- **What to do**:
Lines holding the string "with" are the ones to copy from this listing.

....

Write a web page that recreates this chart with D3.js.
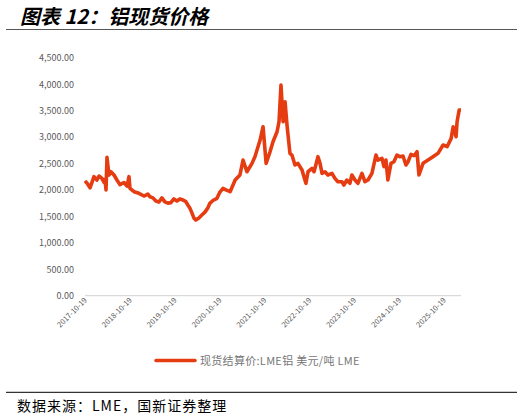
<!DOCTYPE html>
<html>
<head>
<meta charset="utf-8">
<script src="https://cdn.jsdelivr.net/npm/d3@7"></script>
<style>
  body { margin: 0; background: #fff; }
  svg { display: block; }
  text { font-family: "Noto Sans CJK SC", "Noto Sans", sans-serif; }
</style>
</head>
<body>
<svg id="chart" width="527" height="420"></svg>
<script>
// dates (LME spot aluminium, USD/t)
var dates = [
  "2017-10-19","2017-11-05","2017-11-29","2017-12-31","2018-01-24","2018-02-10","2018-03-06","2018-03-23",
  "2018-03-31","2018-04-08","2018-04-16","2018-05-02","2018-05-18","2018-06-12","2018-07-06","2018-07-31",
  "2018-09-01","2018-09-26","2018-10-12","2018-10-20","2018-11-22","2019-01-01","2019-02-11","2019-03-15",
  "2019-04-01","2019-04-25","2019-05-19","2019-06-13","2019-07-07","2019-07-31","2019-08-25","2019-09-18",
  "2019-10-12","2019-11-06","2019-11-30","2019-12-24","2020-01-18","2020-02-03","2020-02-19","2020-03-07",
  "2020-03-23","2020-04-08","2020-05-03","2020-05-27","2020-06-21","2020-07-15","2020-07-31","2020-08-25",
  "2020-09-27","2020-10-21","2020-11-15","2020-12-09","2021-01-12","2021-02-22","2021-04-02","2021-04-27",
  "2021-05-29","2021-07-09","2021-08-02","2021-09-13","2021-10-07","2021-11-01","2021-12-03","2021-12-27",
  "2022-01-29","2022-02-14","2022-03-02","2022-03-19","2022-04-04","2022-04-20","2022-05-14","2022-05-30",
  "2022-06-24","2022-07-18","2022-08-20","2022-08-28","2022-09-21","2022-10-08","2022-11-09","2022-11-26",
  "2022-12-28","2023-01-14","2023-01-30","2023-02-23","2023-03-19","2023-04-21","2023-05-15","2023-06-08",
  "2023-07-11","2023-07-27","2023-08-20","2023-09-14","2023-09-30","2023-10-25","2023-11-18","2023-12-21",
  "2024-01-14","2024-02-08","2024-03-11","2024-04-13","2024-04-29","2024-06-01","2024-06-17","2024-07-03",
  "2024-07-19","2024-08-13","2024-09-06","2024-10-01","2024-10-25","2024-11-19","2024-12-13","2024-12-30",
  "2025-01-23","2025-02-17","2025-03-13","2025-03-29","2025-05-01","2025-06-11","2025-07-21","2025-08-31",
  "2025-10-11","2025-11-13","2025-12-16","2026-01-01","2026-01-25","2026-02-02","2026-02-19","2026-03-06"
];
var prices = [
  2170,2125,2040,2250,2187,2263,2219,2140,
  2200,2000,2616,2280,2344,2282,2187,2100,
  2140,2070,2250,2030,1966,1936,1885,1920,
  1870,1850,1790,1770,1850,1775,1750,1760,
  1830,1790,1830,1810,1780,1715,1660,1565,
  1470,1430,1470,1525,1580,1660,1747,1800,
  1841,1960,2030,2000,1966,2187,2282,2565,
  2344,2502,2628,2943,3195,2502,2722,2911,
  3100,3289,3983,3289,3667,3227,2692,2660,
  2471,2502,2376,2313,2125,2344,2408,2344,
  2628,2502,2313,2344,2282,2313,2219,2155,
  2155,2093,2187,2125,2282,2187,2125,2313,
  2155,2187,2313,2660,2565,2596,2439,2565,
  2187,2502,2533,2660,2628,2641,2471,2533,
  2673,2647,2722,2282,2502,2565,2628,2692,
  2849,2817,2975,3195,3006,3289,3510,3510
];
var yTicks = [0, 500, 1000, 1500, 2000, 2500, 3000, 3500, 4000, 4500];
var xTickLabels = ["2017-10-19","2018-10-19","2019-10-19","2020-10-19","2021-10-19",
                   "2022-10-19","2023-10-19","2024-10-19","2025-10-19"];
var seriesName = "现货结算价:LME铝 美元/吨 LME";

var parse = d3.timeParse("%Y-%m-%d");
var data = dates.map(function(d, i) { return {date: parse(d), value: prices[i]}; });

var svg = d3.select("#chart");
var lineColor = "#e63c12";

// title + rule
svg.append("text")
  .attr("x", 20).attr("y", 24)
  .attr("font-size", 20).attr("font-weight", "bold").attr("font-style", "italic")
  .attr("fill", "#000")
  .text("图表 12：铝现货价格");
svg.append("line")
  .attr("x1", 6).attr("x2", 517).attr("y1", 29.5).attr("y2", 29.5)
  .attr("stroke", "#555").attr("stroke-width", 1.2);

var x = d3.scaleTime()
  .domain(d3.extent(data, function(d) { return d.date; }))
  .range([85, 461]);
var y = d3.scaleLinear().domain([0, 4500]).range([295.7, 57.7]);

// y axis labels (no line, no grid)
var fmt = d3.format(",.2f");
var yAxis = svg.append("g").attr("transform", "translate(74,0)")
  .call(d3.axisLeft(y).tickValues(yTicks).tickFormat(fmt).tickSize(0).tickPadding(0));
yAxis.select(".domain").remove();
yAxis.selectAll("text").attr("fill", "#595959").attr("font-size", 9)
  .attr("font-family", "Liberation Sans, Arial, sans-serif");

// x axis
svg.append("line")
  .attr("x1", 85).attr("x2", 461).attr("y1", y(0)).attr("y2", y(0))
  .attr("stroke", "#d9d9d9").attr("stroke-width", 1.2);
var xAxis = svg.append("g").attr("transform", "translate(0," + y(0) + ")")
  .call(d3.axisBottom(x).tickValues(xTickLabels.map(parse))
    .tickFormat(d3.timeFormat("%Y-%m-%d")).tickSize(0).tickPadding(0));
xAxis.select(".domain").remove();
xAxis.selectAll("text")
  .attr("fill", "#595959").attr("font-size", 7.5)
  .attr("font-family", "Liberation Sans, Arial, sans-serif")
  .attr("text-anchor", "end")
  .attr("dy", 0)
  .attr("transform", "translate(2,5) rotate(-45)");

// series
var line = d3.line()
  .x(function(d) { return x(d.date); })
  .y(function(d) { return y(d.value); });
svg.append("path")
  .datum(data)
  .attr("d", line)
  .attr("fill", "none")
  .attr("stroke", lineColor)
  .attr("stroke-width", 3.6)
  .attr("stroke-linejoin", "round");

// legend
svg.append("line")
  .attr("x1", 156).attr("x2", 195).attr("y1", 360.5).attr("y2", 360.5)
  .attr("stroke", lineColor).attr("stroke-width", 3.5).attr("stroke-linecap", "round");
svg.append("text")
  .attr("x", 200).attr("y", 364.5)
  .attr("font-size", 11).attr("letter-spacing", 0.3).attr("fill", "#767676")
  .text(seriesName);

// source
svg.append("line")
  .attr("x1", 6).attr("x2", 517).attr("y1", 392.3).attr("y2", 392.3)
  .attr("stroke", "#000").attr("stroke-width", 1);
svg.append("text")
  .attr("x", 17).attr("y", 411)
  .attr("font-size", 14).attr("letter-spacing", 1).attr("fill", "#000")
  .text("数据来源：LME，国新证券整理");
</script>
</body>
</html>
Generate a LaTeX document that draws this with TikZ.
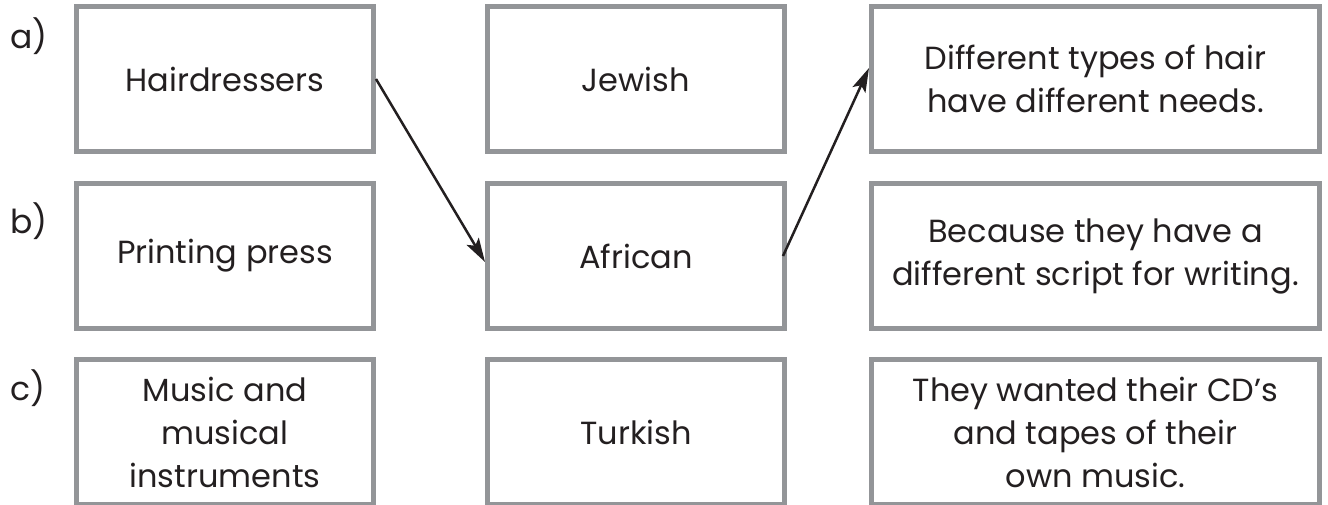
\documentclass[tikz,border=0pt]{standalone}
\usepackage{fontspec}
\setmainfont{Poppins}
\usetikzlibrary{arrows.meta}
\definecolor{boxgray}{HTML}{939598}
\definecolor{ink}{HTML}{231F20}
\tikzset{
  card/.style={draw=boxgray, line width=5pt, fill=white, align=center, text=ink,
    minimum height=145pt, inner sep=0pt, font=\fontsize{32}{43}\selectfont},
  narrow/.style={card, minimum width=297pt},
  wide/.style={card, minimum width=448pt},
  lbl/.style={anchor=base west, inner sep=0pt, text=ink, font=\fontsize{33}{40}\selectfont},
  link/.style={draw=ink, line width=2.5pt, -{Stealth[length=24pt,width=14pt,inset=5pt]}}
}
\begin{document}
\begin{tikzpicture}[x=1pt,y=-1pt]
\useasboundingbox (0,0) rectangle (1328,504);
\node[lbl] (la) at (10,48) {a)};
\node[lbl] (lb) at (10,233) {b)};
\node[lbl] (lc) at (10,400) {c)};
\node[narrow] (hair) at (225,79) {Hairdressers};
\node[narrow] (print) at (225,256) {Printing press};
\node[narrow] (music) at (225,432) {Music and\\musical\\instruments};
\node[narrow] (jew) at (636,79) {Jewish};
\node[narrow] (afr) at (636,256) {African};
\node[narrow] (turk) at (636,432) {Turkish};
\node[wide] (ra) at (1095.5,79) {Different types of hair\\have different needs.};
\node[wide] (rb) at (1095.5,256) {Because they have a\\different script for writing.};
\node[wide] (rc) at (1095.5,432) {They wanted their CD’s\\and tapes of their\\own music.};
\draw[link] (hair.east) -- ([yshift=-6pt]afr.west);
\draw[link] ([xshift=-4pt]afr.east) -- ([yshift=11pt]ra.west);
\end{tikzpicture}
\end{document}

....

- **Full answer**:
Write a web page that recreates this chart with D3.js.
Generate a LaTeX document that draws this with TikZ.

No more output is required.